2) (heavily interconnected with 1) The soviet invasion of Afghanistan, this is what gave the Sunni the break they needed. Anyone who've been, or read about the history of Afghanistan or Pakistan knows just how "nonreligious" they were this doesn't say that they weren't Muslim, but many especially in the tribal and nomadic regions weren't the example of a devout Muslim one would think of today. They didn't had mosques (some of the bigger villages had a house of prayer, but not a mosque as it's a bit hard to build a minaret from mud and straw) many of them haven't seen a Quran in their life and the few that did couldn't read Pashtu, Urdu, or which ever language they spoke out of the regional 5000 languages yet alone Arabic.
But none the less the Salafist seized the opportunity because they were one of the few that could (and they desperately needed it), you can't really fight Soviet communism with Arab communism/socialism, Iran wasn't in a position to do anything about it (nor did it want too) so a fight against tribesmen was turned into a fight against holy warriors due to the lofty assistance of Salafists extremists mainly from Saudi-Arabia and the minor gulf states.

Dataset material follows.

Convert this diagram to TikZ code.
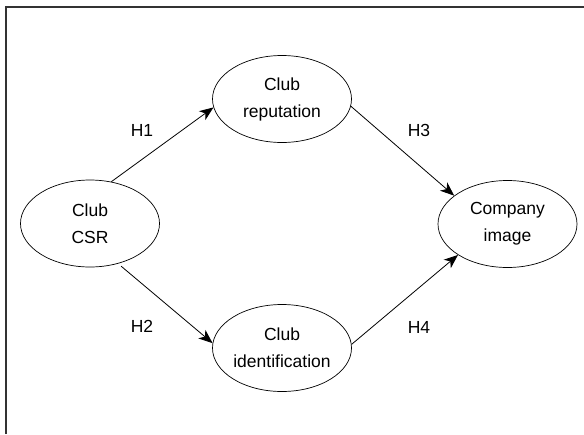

This later turn to sprout the Global Islamic Jihad and it's various local chapters like the Palestinian Islamic Jihad, it was the 1st time in nearly 40 years that west had to deal with religious ideological Islamic terrorism and not the usual socialist/communist club.
3) The r decriminalization of the Muslim Brotherhood and the release of it's leaders form Egyptian jails following the assassination of Sadat, this lead to spread of more religious ideology and lead to the formation of groups like Hamas in Gaza and Harakat Al-Islah in Somalia.
So sorry people will always find reasons to kill each other, with a few flaps of the butterfly wing we could've been still fighting socialist Arab/Near Eastern terrorism rather than Islamic one and it would be just the same just under a different banner.